──────── Information shown

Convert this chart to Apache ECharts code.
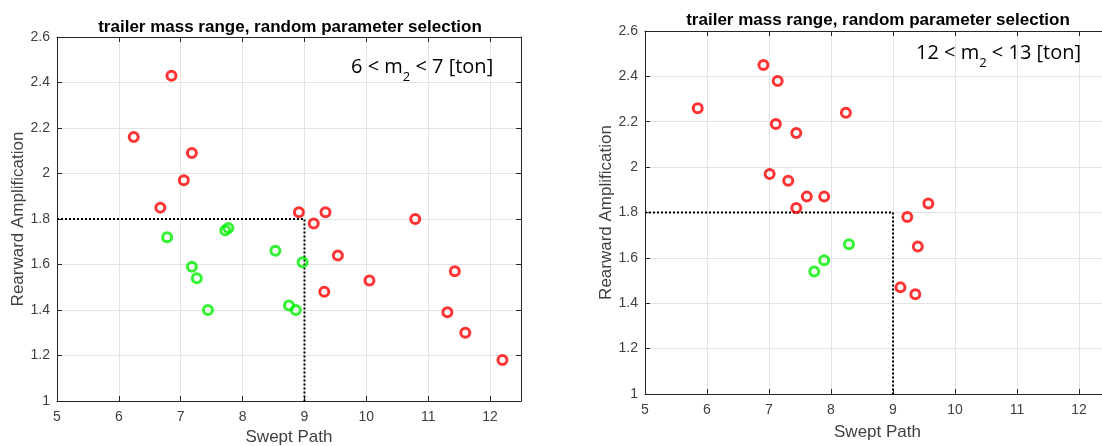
<!DOCTYPE html>
<html lang="en">
<head>
    <meta charset="UTF-8">
    <title>Swept path vs rearward amplification</title>
    <script src="https://cdn.jsdelivr.net/npm/echarts@6/dist/echarts.min.js"></script>
    <style>
        html, body { margin: 0; padding: 0; background: #fff; }
        #chart { width: 1102px; height: 446px; }
    </style>
</head>
<body>
<div id="chart"></div>
<script type="text/javascript">
    // 6 < m2 < 7 ton
    var leftFail = [
        [6.85, 2.43], [6.24, 2.16], [7.18, 2.09], [7.05, 1.97], [6.67, 1.85],
        [8.91, 1.83], [9.34, 1.83], [9.15, 1.78], [10.79, 1.80], [9.54, 1.64],
        [9.32, 1.48], [10.05, 1.53], [11.43, 1.57], [11.31, 1.39], [11.60, 1.30],
        [12.20, 1.18]
    ];
    var leftPass = [
        [6.78, 1.72], [7.72, 1.75], [7.77, 1.76], [7.18, 1.59], [7.26, 1.54],
        [7.44, 1.40], [8.53, 1.66], [8.97, 1.61], [8.75, 1.42], [8.86, 1.40]
    ];
    // 12 < m2 < 13 ton
    var rightFail = [
        [6.91, 2.45], [7.14, 2.38], [5.85, 2.26], [8.24, 2.24], [7.11, 2.19],
        [7.44, 2.15], [7.01, 1.97], [7.31, 1.94], [7.61, 1.87], [7.89, 1.87],
        [7.44, 1.82], [9.57, 1.84], [9.23, 1.78], [9.40, 1.65], [9.12, 1.47],
        [9.36, 1.44]
    ];
    var rightPass = [
        [8.29, 1.66], [7.89, 1.59], [7.73, 1.54]
    ];
    // limit box: swept path 9, rearward amplification 1.8
    var limitLine = [[5, 1.8], [9, 1.8], [9, 1]];

    var chartTitle = 'trailer mass range, random parameter selection';
    var xName = 'Swept Path';
    var yName = 'Rearward Amplification';
    var leftLabel = '6 < m{sub|2} < 7 [ton]';
    var rightLabel = '12 < m{sub|2} < 13 [ton]';

    var font = '"Liberation Sans", Arial, sans-serif';
    var axisColor = '#262626';
    var labelColor = '#404040';

    function xAxes(gi, nameGap) {
        return [{
            gridIndex: gi, type: 'value', min: 5, max: 12.5, interval: 1,
            name: xName, nameLocation: 'middle', nameGap: nameGap,
            nameTextStyle: { fontFamily: font, fontSize: 17, color: labelColor },
            axisLine: { show: true, lineStyle: { color: axisColor, width: 1 } },
            axisTick: { show: true, inside: true, length: 5, lineStyle: { color: axisColor } },
            axisLabel: { fontFamily: font, fontSize: 14, color: labelColor, margin: 9,
                formatter: function (v) { return v === 12.5 ? '' : v; } },
            splitLine: { show: true, lineStyle: { color: '#e3e3e3', width: 1 } }
        }, {
            gridIndex: gi, type: 'value', min: 5, max: 12.5, interval: 1, position: 'top',
            axisLine: { show: true, lineStyle: { color: axisColor, width: 1 } },
            axisTick: { show: true, inside: true, length: 5, lineStyle: { color: axisColor } },
            axisLabel: { show: false }, splitLine: { show: false }
        }];
    }

    function yAxes(gi, nameGap) {
        return [{
            gridIndex: gi, type: 'value', min: 1, max: 2.6, interval: 0.2,
            name: yName, nameLocation: 'middle', nameGap: nameGap,
            nameTextStyle: { fontFamily: font, fontSize: 17, color: labelColor },
            axisLine: { show: true, lineStyle: { color: axisColor, width: 1 } },
            axisTick: { show: true, inside: true, length: 5, lineStyle: { color: axisColor } },
            axisLabel: { fontFamily: font, fontSize: 14, color: labelColor, margin: 7,
                formatter: function (v) { return Math.round(v * 10) / 10; } },
            splitLine: { show: true, lineStyle: { color: '#e3e3e3', width: 1 } }
        }, {
            gridIndex: gi, type: 'value', min: 1, max: 2.6, interval: 0.2, position: 'right',
            axisLine: { show: true, lineStyle: { color: axisColor, width: 1 } },
            axisTick: { show: true, inside: true, length: 5, lineStyle: { color: axisColor } },
            axisLabel: { show: false }, splitLine: { show: false }
        }];
    }

    function dots(data, color, xi, yi) {
        return {
            type: 'scatter', xAxisIndex: xi, yAxisIndex: yi, data: data,
            symbol: 'circle', symbolSize: 9, z: 5,
            itemStyle: { color: 'transparent', borderColor: color, borderWidth: 3 }
        };
    }

    function limit(xi, yi) {
        return {
            type: 'line', xAxisIndex: xi, yAxisIndex: yi, data: limitLine,
            symbol: 'none', z: 4,
            lineStyle: { color: '#000', width: 2, type: [2, 2] }
        };
    }

    var subRich = {
        sub: { fontFamily: '"Open Sans", sans-serif', fontSize: 13, color: '#000',
            verticalAlign: 'bottom', padding: [0, 0, -7, 0] }
    };

    var chartDom = document.getElementById('chart');
    var myChart = echarts.init(chartDom);
    var option = {
        animation: false,
        backgroundColor: '#fff',
        title: [{
            text: chartTitle, left: 285, top: 14, textAlign: 'center',
            textStyle: { fontFamily: font, fontSize: 17, fontWeight: 'bold', color: '#000' }
        }, {
            text: chartTitle, left: 873, top: 7, textAlign: 'center',
            textStyle: { fontFamily: font, fontSize: 17, fontWeight: 'bold', color: '#000' }
        }, {
            text: leftLabel, left: 346, top: 52,
            textStyle: { fontFamily: '"Open Sans", sans-serif', fontSize: 20, fontWeight: 'normal', color: '#000', rich: subRich }
        }, {
            text: rightLabel, left: 911, top: 38,
            textStyle: { fontFamily: '"Open Sans", sans-serif', fontSize: 20, fontWeight: 'normal', color: '#000', rich: subRich }
        }],
        grid: [
            { left: 57, top: 37, width: 464, height: 364, show: false, outerBoundsMode: 'none' },
            { left: 645, top: 31, width: 465, height: 363, show: false, outerBoundsMode: 'none' }
        ],
        xAxis: xAxes(0, 28).concat(xAxes(1, 30)),
        yAxis: yAxes(0, 30).concat(yAxes(1, 30)),
        series: [
            limit(0, 0),
            dots(leftFail, '#ff0000', 0, 0),
            dots(leftPass, '#00f000', 0, 0),
            limit(2, 2),
            dots(rightFail, '#ff0000', 2, 2),
            dots(rightPass, '#00f000', 2, 2)
        ]
    };

    myChart.setOption(option);
</script>
</body>
</html>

────────────────

Leaving the pictures aside, transcribe the entire listing exactly.

Convert this chart to Apache ECharts code.
<!DOCTYPE html>
<html lang="en">
<head>
    <meta charset="UTF-8">
    <title>Swept path vs rearward amplification</title>
    <script src="https://cdn.jsdelivr.net/npm/echarts@6/dist/echarts.min.js"></script>
    <style>
        html, body { margin: 0; padding: 0; background: #fff; }
        #chart { width: 1102px; height: 446px; }
    </style>
</head>
<body>
<div id="chart"></div>
<script type="text/javascript">
    // 6 < m2 < 7 ton
    var leftFail = [
        [6.85, 2.43], [6.24, 2.16], [7.18, 2.09], [7.05, 1.97], [6.67, 1.85],
        [8.91, 1.83], [9.34, 1.83], [9.15, 1.78], [10.79, 1.80], [9.54, 1.64],
        [9.32, 1.48], [10.05, 1.53], [11.43, 1.57], [11.31, 1.39], [11.60, 1.30],
        [12.20, 1.18]
    ];
    var leftPass = [
        [6.78, 1.72], [7.72, 1.75], [7.77, 1.76], [7.18, 1.59], [7.26, 1.54],
        [7.44, 1.40], [8.53, 1.66], [8.97, 1.61], [8.75, 1.42], [8.86, 1.40]
    ];
    // 12 < m2 < 13 ton
    var rightFail = [
        [6.91, 2.45], [7.14, 2.38], [5.85, 2.26], [8.24, 2.24], [7.11, 2.19],
        [7.44, 2.15], [7.01, 1.97], [7.31, 1.94], [7.61, 1.87], [7.89, 1.87],
        [7.44, 1.82], [9.57, 1.84], [9.23, 1.78], [9.40, 1.65], [9.12, 1.47],
        [9.36, 1.44]
    ];
    var rightPass = [
        [8.29, 1.66], [7.89, 1.59], [7.73, 1.54]
    ];
    // limit box: swept path 9, rearward amplification 1.8
    var limitLine = [[5, 1.8], [9, 1.8], [9, 1]];

    var chartTitle = 'trailer mass range, random parameter selection';
    var xName = 'Swept Path';
    var yName = 'Rearward Amplification';
    var leftLabel = '6 < m{sub|2} < 7 [ton]';
    var rightLabel = '12 < m{sub|2} < 13 [ton]';

    var font = '"Liberation Sans", Arial, sans-serif';
    var axisColor = '#262626';
    var labelColor = '#404040';

    function xAxes(gi, nameGap) {
        return [{
            gridIndex: gi, type: 'value', min: 5, max: 12.5, interval: 1,
            name: xName, nameLocation: 'middle', nameGap: nameGap,
            nameTextStyle: { fontFamily: font, fontSize: 17, color: labelColor },
            axisLine: { show: true, lineStyle: { color: axisColor, width: 1 } },
            axisTick: { show: true, inside: true, length: 5, lineStyle: { color: axisColor } },
            axisLabel: { fontFamily: font, fontSize: 14, color: labelColor, margin: 9,
                formatter: function (v) { return v === 12.5 ? '' : v; } },
            splitLine: { show: true, lineStyle: { color: '#e3e3e3', width: 1 } }
        }, {
            gridIndex: gi, type: 'value', min: 5, max: 12.5, interval: 1, position: 'top',
            axisLine: { show: true, lineStyle: { color: axisColor, width: 1 } },
            axisTick: { show: true, inside: true, length: 5, lineStyle: { color: axisColor } },
            axisLabel: { show: false }, splitLine: { show: false }
        }];
    }

    function yAxes(gi, nameGap) {
        return [{
            gridIndex: gi, type: 'value', min: 1, max: 2.6, interval: 0.2,
            name: yName, nameLocation: 'middle', nameGap: nameGap,
            nameTextStyle: { fontFamily: font, fontSize: 17, color: labelColor },
            axisLine: { show: true, lineStyle: { color: axisColor, width: 1 } },
            axisTick: { show: true, inside: true, length: 5, lineStyle: { color: axisColor } },
            axisLabel: { fontFamily: font, fontSize: 14, color: labelColor, margin: 7,
                formatter: function (v) { return Math.round(v * 10) / 10; } },
            splitLine: { show: true, lineStyle: { color: '#e3e3e3', width: 1 } }
        }, {
            gridIndex: gi, type: 'value', min: 1, max: 2.6, interval: 0.2, position: 'right',
            axisLine: { show: true, lineStyle: { color: axisColor, width: 1 } },
            axisTick: { show: true, inside: true, length: 5, lineStyle: { color: axisColor } },
            axisLabel: { show: false }, splitLine: { show: false }
        }];
    }

    function dots(data, color, xi, yi) {
        return {
            type: 'scatter', xAxisIndex: xi, yAxisIndex: yi, data: data,
            symbol: 'circle', symbolSize: 9, z: 5,
            itemStyle: { color: 'transparent', borderColor: color, borderWidth: 3 }
        };
    }

    function limit(xi, yi) {
        return {
            type: 'line', xAxisIndex: xi, yAxisIndex: yi, data: limitLine,
            symbol: 'none', z: 4,
            lineStyle: { color: '#000', width: 2, type: [2, 2] }
        };
    }

    var subRich = {
        sub: { fontFamily: '"Open Sans", sans-serif', fontSize: 13, color: '#000',
            verticalAlign: 'bottom', padding: [0, 0, -7, 0] }
    };

    var chartDom = document.getElementById('chart');
    var myChart = echarts.init(chartDom);
    var option = {
        animation: false,
        backgroundColor: '#fff',
        title: [{
            text: chartTitle, left: 285, top: 14, textAlign: 'center',
            textStyle: { fontFamily: font, fontSize: 17, fontWeight: 'bold', color: '#000' }
        }, {
            text: chartTitle, left: 873, top: 7, textAlign: 'center',
            textStyle: { fontFamily: font, fontSize: 17, fontWeight: 'bold', color: '#000' }
        }, {
            text: leftLabel, left: 346, top: 52,
            textStyle: { fontFamily: '"Open Sans", sans-serif', fontSize: 20, fontWeight: 'normal', color: '#000', rich: subRich }
        }, {
            text: rightLabel, left: 911, top: 38,
            textStyle: { fontFamily: '"Open Sans", sans-serif', fontSize: 20, fontWeight: 'normal', color: '#000', rich: subRich }
        }],
        grid: [
            { left: 57, top: 37, width: 464, height: 364, show: false, outerBoundsMode: 'none' },
            { left: 645, top: 31, width: 465, height: 363, show: false, outerBoundsMode: 'none' }
        ],
        xAxis: xAxes(0, 28).concat(xAxes(1, 30)),
        yAxis: yAxes(0, 30).concat(yAxes(1, 30)),
        series: [
            limit(0, 0),
            dots(leftFail, '#ff0000', 0, 0),
            dots(leftPass, '#00f000', 0, 0),
            limit(2, 2),
            dots(rightFail, '#ff0000', 2, 2),
            dots(rightPass, '#00f000', 2, 2)
        ]
    };

    myChart.setOption(option);
</script>
</body>
</html>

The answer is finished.